--- Begin GIVEN INFORMATION ---

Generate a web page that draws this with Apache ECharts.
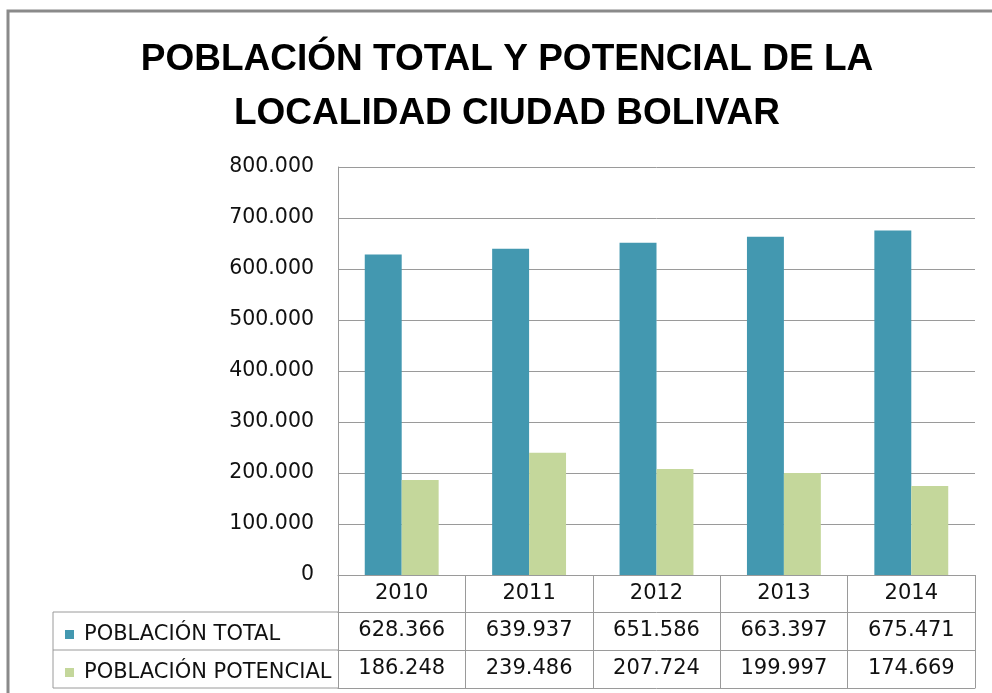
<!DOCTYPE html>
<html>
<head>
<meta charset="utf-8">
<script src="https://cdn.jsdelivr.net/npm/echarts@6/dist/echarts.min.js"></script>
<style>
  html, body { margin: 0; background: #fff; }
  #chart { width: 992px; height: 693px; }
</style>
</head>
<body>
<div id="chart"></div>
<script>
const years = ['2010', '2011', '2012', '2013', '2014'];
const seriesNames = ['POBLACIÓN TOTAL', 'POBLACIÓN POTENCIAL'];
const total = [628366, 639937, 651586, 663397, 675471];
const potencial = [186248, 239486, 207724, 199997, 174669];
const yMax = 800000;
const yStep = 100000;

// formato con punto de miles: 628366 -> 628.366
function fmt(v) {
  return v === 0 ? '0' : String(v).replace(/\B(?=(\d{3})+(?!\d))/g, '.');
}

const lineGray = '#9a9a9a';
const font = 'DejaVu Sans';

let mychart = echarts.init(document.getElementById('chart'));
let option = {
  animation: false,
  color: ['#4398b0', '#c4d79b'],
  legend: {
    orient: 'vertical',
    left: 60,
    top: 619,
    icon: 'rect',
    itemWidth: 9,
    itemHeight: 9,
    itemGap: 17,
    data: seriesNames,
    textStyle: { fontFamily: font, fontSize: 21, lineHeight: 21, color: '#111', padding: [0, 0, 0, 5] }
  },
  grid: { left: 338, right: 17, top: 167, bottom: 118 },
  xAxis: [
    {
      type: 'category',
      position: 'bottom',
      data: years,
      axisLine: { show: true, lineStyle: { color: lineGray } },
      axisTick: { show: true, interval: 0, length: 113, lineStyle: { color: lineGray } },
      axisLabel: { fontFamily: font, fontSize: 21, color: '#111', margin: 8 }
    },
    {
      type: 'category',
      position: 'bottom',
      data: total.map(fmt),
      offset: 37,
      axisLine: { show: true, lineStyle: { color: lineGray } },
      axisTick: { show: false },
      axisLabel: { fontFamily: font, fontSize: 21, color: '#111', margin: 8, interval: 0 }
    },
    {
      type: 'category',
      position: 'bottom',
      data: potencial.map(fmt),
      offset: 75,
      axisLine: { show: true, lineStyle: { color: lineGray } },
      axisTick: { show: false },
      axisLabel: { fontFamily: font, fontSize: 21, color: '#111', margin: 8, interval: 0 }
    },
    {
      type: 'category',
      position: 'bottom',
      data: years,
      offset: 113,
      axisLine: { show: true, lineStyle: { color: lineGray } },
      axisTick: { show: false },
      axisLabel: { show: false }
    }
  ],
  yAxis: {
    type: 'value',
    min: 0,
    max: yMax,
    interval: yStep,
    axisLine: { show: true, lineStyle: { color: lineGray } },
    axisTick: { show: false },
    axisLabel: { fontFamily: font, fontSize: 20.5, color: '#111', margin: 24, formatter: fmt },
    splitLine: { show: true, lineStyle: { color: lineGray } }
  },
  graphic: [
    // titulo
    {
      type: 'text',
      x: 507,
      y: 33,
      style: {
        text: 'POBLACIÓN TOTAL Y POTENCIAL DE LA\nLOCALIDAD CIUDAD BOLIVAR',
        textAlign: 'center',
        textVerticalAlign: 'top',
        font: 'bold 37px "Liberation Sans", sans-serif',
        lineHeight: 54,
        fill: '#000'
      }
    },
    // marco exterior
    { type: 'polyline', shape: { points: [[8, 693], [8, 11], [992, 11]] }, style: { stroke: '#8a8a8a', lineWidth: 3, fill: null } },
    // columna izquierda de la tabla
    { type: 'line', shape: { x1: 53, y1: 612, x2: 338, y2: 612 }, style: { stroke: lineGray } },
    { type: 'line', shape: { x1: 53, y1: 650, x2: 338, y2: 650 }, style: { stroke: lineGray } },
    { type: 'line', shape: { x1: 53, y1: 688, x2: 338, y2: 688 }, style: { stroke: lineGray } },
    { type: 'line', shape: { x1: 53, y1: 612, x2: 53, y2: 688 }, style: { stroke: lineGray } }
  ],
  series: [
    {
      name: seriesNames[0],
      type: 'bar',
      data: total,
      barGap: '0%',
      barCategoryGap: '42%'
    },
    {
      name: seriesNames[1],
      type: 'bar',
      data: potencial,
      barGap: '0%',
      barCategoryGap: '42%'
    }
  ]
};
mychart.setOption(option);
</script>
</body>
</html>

--- End GIVEN INFORMATION ---

→ **YOUR OBJECTIVE**
Quote everything in the listing above exactly; pictures are the only thing to omit.

→ **WRITTEN REPLY**
Generate a web page that draws this with Apache ECharts.
<!DOCTYPE html>
<html>
<head>
<meta charset="utf-8">
<script src="https://cdn.jsdelivr.net/npm/echarts@6/dist/echarts.min.js"></script>
<style>
  html, body { margin: 0; background: #fff; }
  #chart { width: 992px; height: 693px; }
</style>
</head>
<body>
<div id="chart"></div>
<script>
const years = ['2010', '2011', '2012', '2013', '2014'];
const seriesNames = ['POBLACIÓN TOTAL', 'POBLACIÓN POTENCIAL'];
const total = [628366, 639937, 651586, 663397, 675471];
const potencial = [186248, 239486, 207724, 199997, 174669];
const yMax = 800000;
const yStep = 100000;

// formato con punto de miles: 628366 -> 628.366
function fmt(v) {
  return v === 0 ? '0' : String(v).replace(/\B(?=(\d{3})+(?!\d))/g, '.');
}

const lineGray = '#9a9a9a';
const font = 'DejaVu Sans';

let mychart = echarts.init(document.getElementById('chart'));
let option = {
  animation: false,
  color: ['#4398b0', '#c4d79b'],
  legend: {
    orient: 'vertical',
    left: 60,
    top: 619,
    icon: 'rect',
    itemWidth: 9,
    itemHeight: 9,
    itemGap: 17,
    data: seriesNames,
    textStyle: { fontFamily: font, fontSize: 21, lineHeight: 21, color: '#111', padding: [0, 0, 0, 5] }
  },
  grid: { left: 338, right: 17, top: 167, bottom: 118 },
  xAxis: [
    {
      type: 'category',
      position: 'bottom',
      data: years,
      axisLine: { show: true, lineStyle: { color: lineGray } },
      axisTick: { show: true, interval: 0, length: 113, lineStyle: { color: lineGray } },
      axisLabel: { fontFamily: font, fontSize: 21, color: '#111', margin: 8 }
    },
    {
      type: 'category',
      position: 'bottom',
      data: total.map(fmt),
      offset: 37,
      axisLine: { show: true, lineStyle: { color: lineGray } },
      axisTick: { show: false },
      axisLabel: { fontFamily: font, fontSize: 21, color: '#111', margin: 8, interval: 0 }
    },
    {
      type: 'category',
      position: 'bottom',
      data: potencial.map(fmt),
      offset: 75,
      axisLine: { show: true, lineStyle: { color: lineGray } },
      axisTick: { show: false },
      axisLabel: { fontFamily: font, fontSize: 21, color: '#111', margin: 8, interval: 0 }
    },
    {
      type: 'category',
      position: 'bottom',
      data: years,
      offset: 113,
      axisLine: { show: true, lineStyle: { color: lineGray } },
      axisTick: { show: false },
      axisLabel: { show: false }
    }
  ],
  yAxis: {
    type: 'value',
    min: 0,
    max: yMax,
    interval: yStep,
    axisLine: { show: true, lineStyle: { color: lineGray } },
    axisTick: { show: false },
    axisLabel: { fontFamily: font, fontSize: 20.5, color: '#111', margin: 24, formatter: fmt },
    splitLine: { show: true, lineStyle: { color: lineGray } }
  },
  graphic: [
    // titulo
    {
      type: 'text',
      x: 507,
      y: 33,
      style: {
        text: 'POBLACIÓN TOTAL Y POTENCIAL DE LA\nLOCALIDAD CIUDAD BOLIVAR',
        textAlign: 'center',
        textVerticalAlign: 'top',
        font: 'bold 37px "Liberation Sans", sans-serif',
        lineHeight: 54,
        fill: '#000'
      }
    },
    // marco exterior
    { type: 'polyline', shape: { points: [[8, 693], [8, 11], [992, 11]] }, style: { stroke: '#8a8a8a', lineWidth: 3, fill: null } },
    // columna izquierda de la tabla
    { type: 'line', shape: { x1: 53, y1: 612, x2: 338, y2: 612 }, style: { stroke: lineGray } },
    { type: 'line', shape: { x1: 53, y1: 650, x2: 338, y2: 650 }, style: { stroke: lineGray } },
    { type: 'line', shape: { x1: 53, y1: 688, x2: 338, y2: 688 }, style: { stroke: lineGray } },
    { type: 'line', shape: { x1: 53, y1: 612, x2: 53, y2: 688 }, style: { stroke: lineGray } }
  ],
  series: [
    {
      name: seriesNames[0],
      type: 'bar',
      data: total,
      barGap: '0%',
      barCategoryGap: '42%'
    },
    {
      name: seriesNames[1],
      type: 'bar',
      data: potencial,
      barGap: '0%',
      barCategoryGap: '42%'
    }
  ]
};
mychart.setOption(option);
</script>
</body>
</html>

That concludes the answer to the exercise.